Participants in the study called for the documentation of Rutwa native language in the mainstream education curriculum. A male elder asserted that “If our children are to study in those schools, our language should be written down and used in teaching. They [government] should train the teacher to teach it to our children and those of other communities. This will ensure that our children learn alongside other children”.
The study revealed a number of negative stereotypes that exist among leaders, especially the teachers who interact with Batwa learners. These stereotypes affect their ability to teach and as a result, affect the success of the education of the learners.
Recommendations of the study
The study recommended that Batwa indigenous Knowledge be integrated into formal/modern education through the promotion of intercultural dialogue, introduction of inclusive education and accommodative pedagogies, and thought imparting life-skills education among the Batwa children.
The study also recommended that stereotypes and cultural biases against the Batwa be denounced and instead, an accommodative pedagogical approach be adopted. Creating awareness about the importance of formal education among the Batwa parents, leadership, and elders’ councils was also cited as a way of addressing the inclusivity of the Batwa children in the education system.
The BILE study also recommended that Batwa communities be sensitized about the importance of investing in modern agriculture as a source of livelihood and income generation. With a good income, Batwa parents can ably support their children at school.

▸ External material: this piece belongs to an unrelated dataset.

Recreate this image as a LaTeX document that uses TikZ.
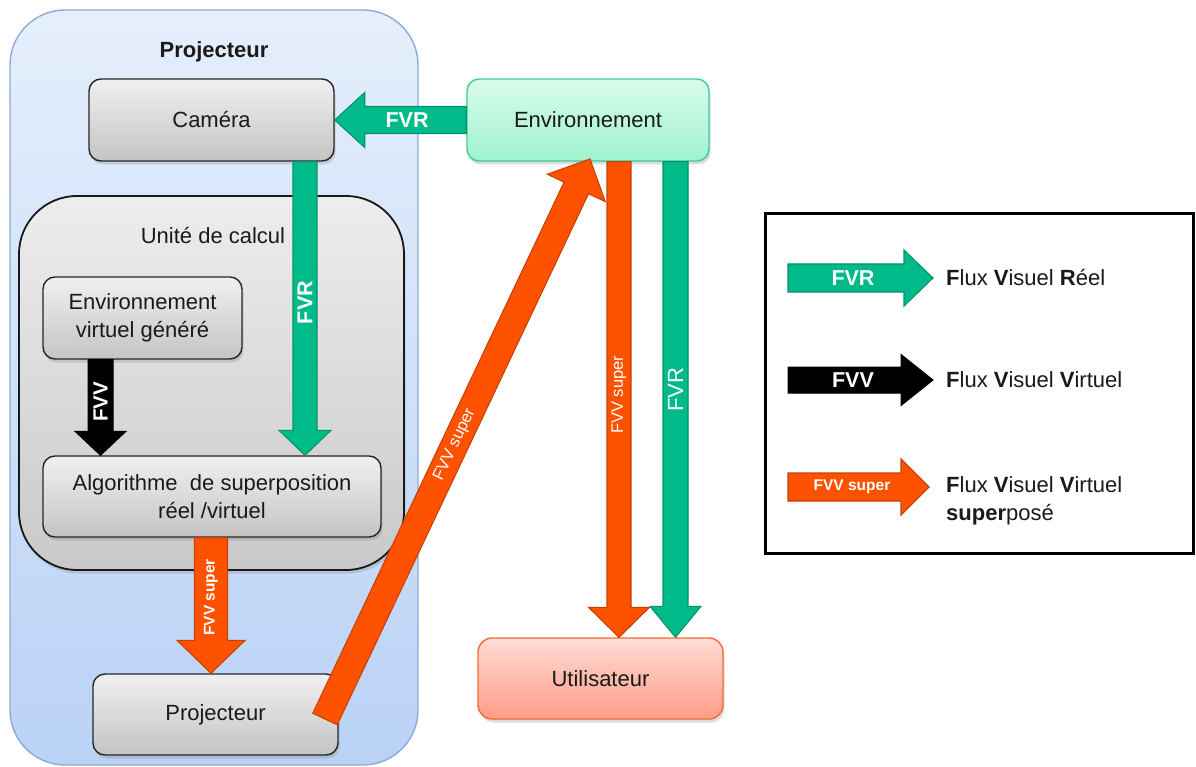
\documentclass[tikz,border=0pt]{standalone}
\usepackage{fontspec}
\setmainfont{Liberation Sans}
\usetikzlibrary{calc,shadows}
\definecolor{fvrg}{HTML}{00BA89}
\definecolor{fvrgd}{HTML}{00956C}
\definecolor{fvvo}{HTML}{FF5200}
\definecolor{fvvod}{HTML}{C84100}
\definecolor{grayT}{HTML}{F0F0F0}
\definecolor{grayB}{HTML}{C4C4C4}
\definecolor{unitT}{HTML}{EDEDED}
\definecolor{unitB}{HTML}{C9C9C9}
\definecolor{blueT}{HTML}{E5EFFC}
\definecolor{blueB}{HTML}{BAD2F6}
\definecolor{blueD}{HTML}{8FAAD6}
\definecolor{envT}{HTML}{D9FCEC}
\definecolor{envB}{HTML}{A0F2CF}
\definecolor{envD}{HTML}{3FCB98}
\definecolor{usrT}{HTML}{FFDCD6}
\definecolor{usrB}{HTML}{FF9C86}
\definecolor{usrD}{HTML}{F46B36}
\definecolor{txtc}{HTML}{1A1A1A}
% #1 style, #2 start, #3 tip, #4 half shaft, #5 half head, #6 head length
\newcommand{\blockarr}[6]{%
  \coordinate (baB) at ($(#3)!#6!(#2)$);
  \draw[#1] ($(#2)!#4!90:(#3)$) -- ($(baB)!#4!90:(#3)$) -- ($(baB)!#5!90:(#3)$)
    -- (#3) -- ($(baB)!#5!-90:(#3)$) -- ($(baB)!#4!-90:(#3)$) -- ($(#2)!#4!-90:(#3)$) -- cycle;}
\begin{document}
\begin{tikzpicture}[x=1pt,y=-1pt,
  txt/.style={font=\fontsize{22}{28}\selectfont, text=txtc, align=center},
  shad/.style={drop shadow={opacity=0.28,shadow xshift=1.5pt,shadow yshift=-3.5pt}},
  graybox/.style={txt, shad, draw=black!85, line width=1.4pt, rounded corners=12pt,
    top color=grayT, bottom color=grayB, inner sep=0pt},
  greenarr/.style={fill=fvrg, draw=fvrgd, line width=1.1pt, line join=miter},
  orangearr/.style={fill=fvvo, draw=fvvod, line width=1.1pt, line join=miter},
  blackarr/.style={fill=black, draw=black, line width=1pt, line join=miter},
  lblB/.style={font=\bfseries\fontsize{21.5}{24}\selectfont, text=white, inner sep=0pt},
  lblR/.style={font=\fontsize{22}{24}\selectfont, text=white, inner sep=0pt},
  lblS/.style={font=\bfseries\fontsize{15.5}{18}\selectfont, text=white, inner sep=0pt},
  lblSR/.style={font=\fontsize{16.5}{18}\selectfont, text=white, inner sep=0pt},
  legtxt/.style={font=\fontsize{22}{28}\selectfont, text=txtc, align=left, inner sep=0pt}
]
\useasboundingbox (0,0) rectangle (1196,767);

% containers
\node[draw=blueD, line width=1.4pt, rounded corners=55pt, top color=blueT, bottom color=blueB,
  minimum width=408pt, minimum height=755pt, inner sep=0pt] (projbox) at (214,387.5) {};
\node[txt, font=\bfseries\fontsize{22}{25}\selectfont] (projtitle) at (214,52) {Projecteur};
\node[shad, draw=black!90, line width=1.8pt, rounded corners=58pt, top color=unitT, bottom color=unitB,
  minimum width=385pt, minimum height=374pt, inner sep=0pt] (unit) at (211.5,383) {};
\node[txt] (unittitle) at (213,236) {Unité de calcul};

% boxes
\node[graybox, minimum width=245pt, minimum height=82pt] (cam) at (211.5,120) {Caméra};
\node[graybox, minimum width=199pt, minimum height=82pt] (envv) at (142.5,318) {Environnement\\virtuel généré};
\node[graybox, minimum width=338pt, minimum height=81pt] (algo) at (212,496.5) {Algorithme~ de superposition\\réel /virtuel};
\node[graybox, minimum width=245pt, minimum height=81pt] (proj) at (215.5,714.5) {Projecteur};
\node[txt, shad, draw=envD, line width=1.4pt, rounded corners=12pt, top color=envT, bottom color=envB,
  minimum width=242pt, minimum height=82pt, inner sep=0pt] (env) at (588,120) {Environnement};
\node[txt, shad, draw=usrD, line width=1.4pt, rounded corners=14pt, top color=usrT, bottom color=usrB,
  minimum width=245pt, minimum height=81pt, inner sep=0pt] (user) at (600.5,678.5) {Utilisateur};

% connector end points
\coordinate (a2s) at (305,0 |- cam.south);
\coordinate (a2e) at (305,0 |- algo.north);
\coordinate (a3s) at (100.5,0 |- envv.south);
\coordinate (a3e) at (100.5,0 |- algo.north);
\coordinate (a4s) at (211,0 |- algo.south);
\coordinate (a4e) at (211,0 |- proj.north);
\coordinate (a5s) at (325,719);
\coordinate (a5e) at (590,159);
\coordinate (a6s) at (619,0 |- env.south);
\coordinate (a6e) at (619,0 |- user.north);
\coordinate (a7s) at (675.5,0 |- env.south);
\coordinate (a7e) at (675.5,0 |- user.north);

% arrows
\blockarr{greenarr}{env.west}{cam.east}{13.5pt}{27.5pt}{30pt}
\node[lblB] (l1) at ($(env.west)!0.45!(cam.east)$) {FVR};
\blockarr{greenarr}{a2s}{a2e}{12pt}{26pt}{25pt}
\node[lblB, rotate=90] (l2) at ($(a2s)!0.48!(a2e)$) {FVR};
\blockarr{blackarr}{a3s}{a3e}{12.5pt}{25.5pt}{24pt}
\node[lblB, font=\bfseries\fontsize{20.5}{24}\selectfont, rotate=90] (l3) at ($(a3s)!0.44!(a3e)$) {FVV};
\blockarr{orangearr}{a4s}{a4e}{16.5pt}{34pt}{33pt}
\node[lblS, rotate=90] (l4) at ($(a4s)!0.44!(a4e)$) {FVV super};
\blockarr{orangearr}{a5s}{a5e}{13.5pt}{32pt}{32pt}
\node[lblSR, rotate=64.7] (l5) at ($(a5s)!0.49!(a5e)$) {FVV super};
\blockarr{orangearr}{a6s}{a6e}{12pt}{30.5pt}{30pt}
\node[lblSR, rotate=90] (l6) at ($(a6s)!0.49!(a6e)$) {FVV super};
\blockarr{greenarr}{a7s}{a7e}{12.5pt}{25.5pt}{31pt}
\node[lblR, rotate=90] (l7) at ($(a7s)!0.48!(a7e)$) {FVR};

% legend
\node[draw=black, line width=3pt, fill=white, minimum width=428pt, minimum height=339pt, inner sep=0pt] (legend) at (979,383.5) {};
\coordinate (g1s) at (788,278); \coordinate (g1e) at (933,278);
\coordinate (g2s) at (788,380); \coordinate (g2e) at (933,380);
\coordinate (g3s) at (788,487); \coordinate (g3e) at (929,487);
\blockarr{greenarr}{g1s}{g1e}{14pt}{28pt}{29pt}
\node[lblB] (gl1) at (853,278) {FVR};
\blockarr{blackarr}{g2s}{g2e}{13pt}{25.5pt}{32pt}
\node[lblB] (gl2) at (853,380) {FVV};
\blockarr{orangearr}{g3s}{g3e}{14pt}{28pt}{28pt}
\node[lblS] (gl3) at (852,487) {FVV super};
\node[legtxt, anchor=west] (gt1) at (946,278) {\textbf{F}lux \textbf{V}isuel \textbf{R}éel};
\node[legtxt, anchor=west] (gt2) at (946,380) {\textbf{F}lux \textbf{V}isuel \textbf{V}irtuel};
\node[legtxt, anchor=west] (gt3) at (946,501) {\textbf{F}lux \textbf{V}isuel \textbf{V}irtuel\\\textbf{super}posé};
\end{tikzpicture}
\end{document}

Ms. Hajara Nalubega, a Senior Culture Officer at the Ministry of Gender, Labour and Social Development thanked the researchers for the good work and for taking particular interest in the plight of the Batwa people. She encouraged them to also document the positive aspects of the Batwa indigenous culture that should be adopted by our education system so that this indigenous knowledge is not lost.
“As a ministry, we are currently working on a National Culture Policy and we would like to take into consideration some of the findings of this research to inform the policy. We have also developed a 5-year action plan for the indigenous peoples of Uganda, which includes the Batwa.